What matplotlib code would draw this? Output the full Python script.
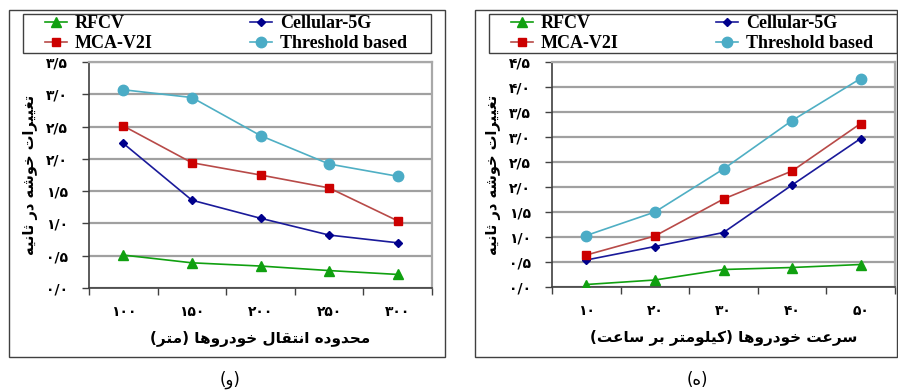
import matplotlib
matplotlib.use('Agg')
import matplotlib.pyplot as plt
from matplotlib.patches import Rectangle
from matplotlib.ticker import FixedLocator, NullFormatter

# data for both panels
range_labels = ['۱۰۰', '۱۵۰', '۲۰۰', '۲۵۰', '۳۰۰']
speed_labels = ['۱۰', '۲۰', '۳۰', '۴۰', '۵۰']

range_rfcv = [0.51, 0.39, 0.34, 0.27, 0.21]
range_cellular = [2.24, 1.36, 1.08, 0.82, 0.70]
range_mca = [2.51, 1.94, 1.75, 1.55, 1.04]
range_threshold = [3.07, 2.95, 2.36, 1.92, 1.73]

speed_rfcv = [0.05, 0.14, 0.35, 0.39, 0.45]
speed_cellular = [0.54, 0.81, 1.09, 2.04, 2.97]
speed_mca = [0.64, 1.02, 1.76, 2.32, 3.27]
speed_threshold = [1.03, 1.50, 2.36, 3.33, 4.17]

range_yticks = ['۰/۰', '۰/۵', '۱/۰', '۱/۵', '۲/۰', '۲/۵', '۳/۰', '۳/۵']
speed_yticks = range_yticks + ['۴/۰', '۴/۵']

ylabel_text = 'تغییرات خوشه در ثانیه'
range_xlabel = 'محدوده انتقال خودروها (متر)'
speed_xlabel = 'سرعت خودروها (کیلومتر بر ساعت)'

# arabic presentation forms: isolated, final, initial, medial
FORMS = {
    'ا': ('\uFE8D', '\uFE8E', None, None),
    'ب': ('\uFE8F', '\uFE90', '\uFE91', '\uFE92'),
    'ت': ('\uFE95', '\uFE96', '\uFE97', '\uFE98'),
    'ث': ('\uFE99', '\uFE9A', '\uFE9B', '\uFE9C'),
    'ح': ('\uFEA1', '\uFEA2', '\uFEA3', '\uFEA4'),
    'خ': ('\uFEA5', '\uFEA6', '\uFEA7', '\uFEA8'),
    'د': ('\uFEA9', '\uFEAA', None, None),
    'ر': ('\uFEAD', '\uFEAE', None, None),
    'س': ('\uFEB1', '\uFEB2', '\uFEB3', '\uFEB4'),
    'ش': ('\uFEB5', '\uFEB6', '\uFEB7', '\uFEB8'),
    'ع': ('\uFEC9', '\uFECA', '\uFECB', '\uFECC'),
    'غ': ('\uFECD', '\uFECE', '\uFECF', '\uFED0'),
    'ق': ('\uFED5', '\uFED6', '\uFED7', '\uFED8'),
    'ل': ('\uFEDD', '\uFEDE', '\uFEDF', '\uFEE0'),
    'م': ('\uFEE1', '\uFEE2', '\uFEE3', '\uFEE4'),
    'ن': ('\uFEE5', '\uFEE6', '\uFEE7', '\uFEE8'),
    'ه': ('\uFEE9', '\uFEEA', '\uFEEB', '\uFEEC'),
    'و': ('\uFEED', '\uFEEE', None, None),
    'ی': ('\uFBFC', '\uFBFD', '\uFBFE', '\uFBFF'),
    'ک': ('\uFB8E', '\uFB8F', '\uFB90', '\uFB91'),
}


def farsi(text):
    # join letters, then flip to visual order
    out = []
    for i, ch in enumerate(text):
        if ch not in FORMS:
            out.append(ch)
            continue
        prev = text[i - 1] if i > 0 else ''
        nxt = text[i + 1] if i + 1 < len(text) else ''
        join_prev = prev in FORMS and FORMS[prev][2] is not None
        join_next = nxt in FORMS and FORMS[ch][2] is not None
        iso, fin, ini, med = FORMS[ch]
        if join_prev and join_next:
            out.append(med)
        elif join_prev:
            out.append(fin)
        elif join_next:
            out.append(ini)
        else:
            out.append(iso)
    swap = {'(': ')', ')': '('}
    return ''.join(swap.get(c, c) for c in reversed(out))


plt.rcParams['font.family'] = ['DejaVu Sans']

W, H = 898, 390
fig = plt.figure(figsize=(W / 100, H / 100), dpi=100)


def px(x0, y0, x1, y1):
    return [x0 / W, 1 - y1 / H, (x1 - x0) / W, (y1 - y0) / H]


def frame(x0, y0, x1, y1):
    b = px(x0, y0, x1, y1)
    fig.add_artist(Rectangle((b[0], b[1]), b[2], b[3], transform=fig.transFigure,
                             fill=False, edgecolor='#404040', lw=1.0))


def panel(rect, box, legbox, xlabels, yticks, ymax, series, xlabel, caption, cap_x):
    frame(*box)
    frame(*legbox)
    ax = fig.add_axes(px(*rect))
    x = list(range(len(xlabels)))
    styles = [
        ('RFCV', '#10A010', '#10A010', '^', 7),
        ('Cellular-5G', '#1A1A9A', '#00008C', 'D', 4.5),
        ('MCA-V2I', '#B84A48', '#CC0000', 's', 5.5),
        ('Threshold based', '#4FAFC4', '#4BACC6', 'o', 7.5),
    ]
    lines = []
    for (name, lc, mc, mk, ms), vals in zip(styles, series):
        ln, = ax.plot(x, vals, color=lc, lw=1.2, marker=mk, ms=ms, mfc=mc, mec=mc,
                      label=name, zorder=3)
        lines.append(ln)
    ax.set_xlim(-0.5, len(xlabels) - 0.5)
    ax.set_ylim(0, ymax)
    yv = [i * 0.5 for i in range(len(yticks))]
    ax.set_yticks(yv)
    ax.set_yticklabels(yticks, fontsize=10, fontweight='bold')
    ax.yaxis.grid(True, color='#A0A0A0', lw=1.6, zorder=0)
    ax.set_axisbelow(True)
    ax.xaxis.set_major_locator(FixedLocator([i - 0.5 for i in range(len(xlabels) + 1)]))
    ax.xaxis.set_major_formatter(NullFormatter())
    ax.xaxis.set_minor_locator(FixedLocator(x))
    ax.set_xticklabels(xlabels, minor=True, fontsize=10, fontweight='bold')
    ax.tick_params(axis='x', which='major', direction='out', length=5, width=1, color='#404040')
    ax.tick_params(axis='x', which='minor', length=0, pad=12)
    ax.tick_params(axis='y', direction='out', length=5, width=1, color='#404040', pad=10)
    for s in ['left', 'bottom']:
        ax.spines[s].set_color('#404040')
        ax.spines[s].set_linewidth(1.2)
    for s in ['top', 'right']:
        ax.spines[s].set_color('#A8A8A8')
        ax.spines[s].set_linewidth(1.6)
    ax.set_xlabel(farsi(xlabel), fontsize=11, fontweight='bold', labelpad=9)
    ax.set_ylabel(farsi(ylabel_text), fontsize=10.5, fontweight='bold', labelpad=6)

    # legend: column-wise fill, so RFCV/MCA-V2I first then Cellular/Threshold
    order = [0, 2, 1, 3]
    ax.legend([lines[i] for i in order], [styles[i][0] for i in order],
              loc='upper left', bbox_to_anchor=((legbox[0] + 22) / W, 1 - (legbox[1] + 1) / H),
              bbox_transform=fig.transFigure, ncol=2, frameon=False,
              prop={'family': 'Liberation Serif', 'weight': 'bold', 'size': 13},
              handlelength=1.2, handletextpad=0.45, columnspacing=5.4,
              labelspacing=0.18, borderpad=0, borderaxespad=0)

    fig.text(cap_x / W, 1 - 380 / H, farsi(caption), ha='center', va='center',
             fontsize=12)
    return ax


panel((89, 62, 432, 288), (9, 10, 445, 357), (23, 14, 431, 53), range_labels,
      range_yticks, 3.5, [range_rfcv, range_cellular, range_mca, range_threshold],
      range_xlabel, '(و)', 230)
panel((552, 62, 895, 287), (475, 10, 897, 357), (489, 14, 897, 53), speed_labels,
      speed_yticks, 4.5, [speed_rfcv, speed_cellular, speed_mca, speed_threshold],
      speed_xlabel, '(ه)', 697)

fig.savefig('out.png', dpi=100)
# # # # # # #
[Written problem]:
Copy each line of the listing in which the word "matplotlib" can be found.

[Right answer]:
What matplotlib code would draw this? Output the full Python script.
import matplotlib
matplotlib.use('Agg')
import matplotlib.pyplot as plt
from matplotlib.patches import Rectangle
from matplotlib.ticker import FixedLocator, NullFormatter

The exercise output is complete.